July 16th, 2012, 08:01 PM
A 'humble engineer' by day and a 'want to be amateur luthier' by night I have always dreamed of building my own guitar from scratch and am putting the details down on paper. Well technically a screen... but you get the idea. I have access to CAD software and several thousand hours in it. I am basically building a semi-hollow single cutaway body. Think if a tele and an ES-335 had a baby.
My main question relates to the bridge. I want to use a bigsby B70 (or maybe a B5) if it works out and a tune-o-matic style bridge. I was looking a this setup here:
Now I am using a standard tele neck CAD file I got off the net for the layout and the fret spacing (that's a task to tackle another day). I want to be able to build this guitar with a pre-slotted fretboard.
the question I have is how do I know where to position the bridge? Are there plans or guidelines anywhere I know some people kick it off at an angle for playability (i think?). I know the final tension on these strings is going to be a function of where I drill the holes for the bridge. So before I screw up.... please wise TDPRI crowd bestow your wisdom upon thee!
Also does anyone have a CAD model/drawing of any bigsby? Or the dimensions of the hole pattern for the B5?
Much Thanks in Advance!
July 16th, 2012, 08:14 PM
A tunematic on a fender..no problem. Adjust the saddles forward all the way and then back a hair ( for wiggle room) and position the breaking edge of the top of the saddle on the scale length measurement which in this case would be 25.5" from the nut end of the fretboard. I like to use the center web of the casting between the d and g saddles as the centerline of the bridge. You might want to rotate the bridge slightly counterclockwise if you are using an abr- 1 version as opposed to the nashville one to gain extra intonation space . You'll notice on on old LP's the bridge is tilted this way. That is because the saddles needed to go back farther than they normally could be positioned.
You may also want to design a deeper neck cavity to allow for shimming or a 2 degree angle in there to account for the extra height of the bridge. Some people opt to rout the bridge down into the body some instead... but not me.
There is less room for error on these bridges so you need to be accurate when drilling and locating. Somebody mentioned using a trapeze tailpiece to position it in another thread a week or so ago, which sounds logical if you are not confident about this.
July 16th, 2012, 09:15 PM
Thanks for your reply. I have never seen a trapeze tailpiece in person so . So to expand upon this 25.5 is the scale but what is the tolerance? Is +/- 1/16" tolerable or are we down to 1/32" or 1/64"? Or is it the travel distance of the saddles? Could I scale the body up so it was a 26" scale? How would this affect the fret spacing?
In all honesty, I was planning on having the main body core CNC routed from a nearby company which is why I am trying to lay everything out in the PC realm. I know it was key and I want to get it right.
July 16th, 2012, 10:36 PM
I'm not an expert, but I have learned a few things about scale length and bridge position the hard way.

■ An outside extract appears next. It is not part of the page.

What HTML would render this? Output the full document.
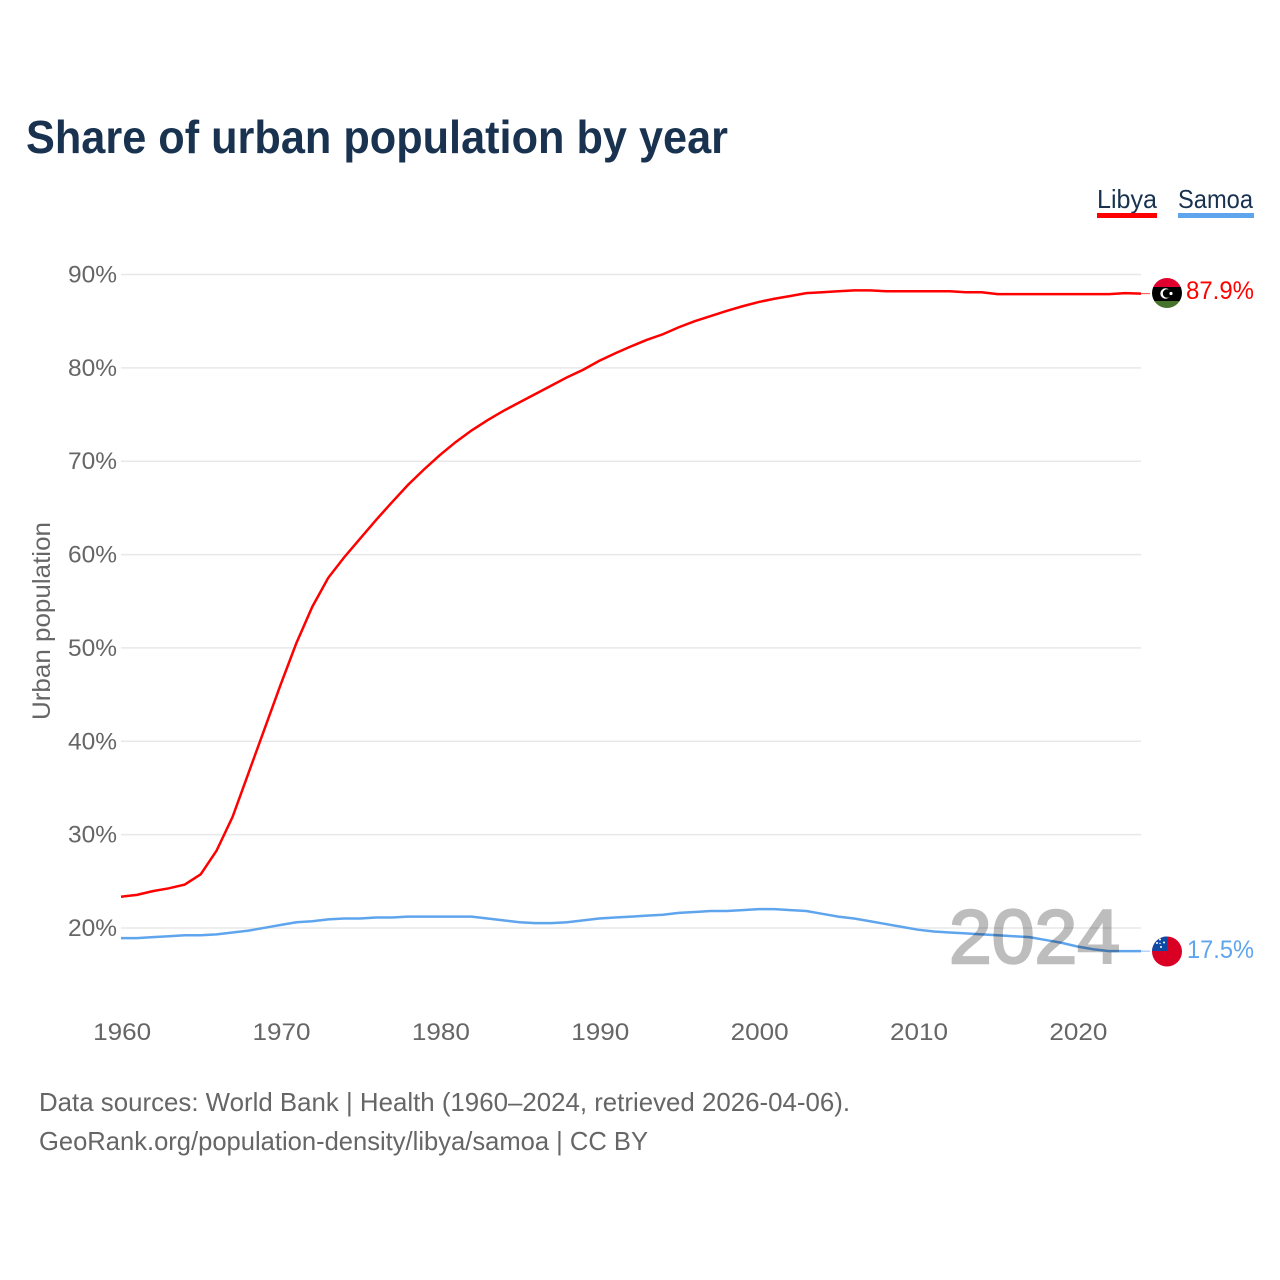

Theoretically, scale length is the distance from the break of the nut to the break of the saddle for a .000 gauge string. Obviously, your real life string is thicker than that, so aim to get your high E saddle at the scale length +1/32 to 1/16". Your other strings will need the saddle to be progressively farther back, about 1/10 to 1/8" by the time you get to the low E.
guitarbuilder is right on with the trapeze tailpiece idea, it's just a substitute for a TOM or in your case a bigsby tailpiece. In fact, I think you could use your bigsby, just don't screw into the face of the guitar yet, mount it by the strap button. Put your TOM bridge on top of a washer or two, put a high & low E string on. Move the bridge around until you find the spot that gives you some room for adjustment, then mark for your bridge post holes.
Remember that heavier strings will need to have more compensation, the thicker the string, the longer the actual scale length will need to be.
piece of ash
July 16th, 2012, 10:46 PM
You can't scale up to 26"... the frets will be spaced wrong on a precut fretboard intended for 25.5".
The formula for fret spacing is some constants, and variables arranged around the 12th root of 2. So that after 12 frets, you've halved (or doubled) the string length.
Best plan is to buy the Bigby and mike it out. I do my guitars in CAD as well. The drawings for these parts SUCK... don't trust anything but measurements from a part in hand.
The actual distance from nut to bridge will never be less than 25.5. In actual practice, the saddles are moved farther from the nut to compensate for the pitch shift that occurs when fretting hinger notes (increasing the string tension).
Follow GB's advice above and you can nail it. Stated another way: adjust the saddles until they are as far toward the nut as they can go... then set the apex of the saddles at 25.44" from the near side of the side of the nut.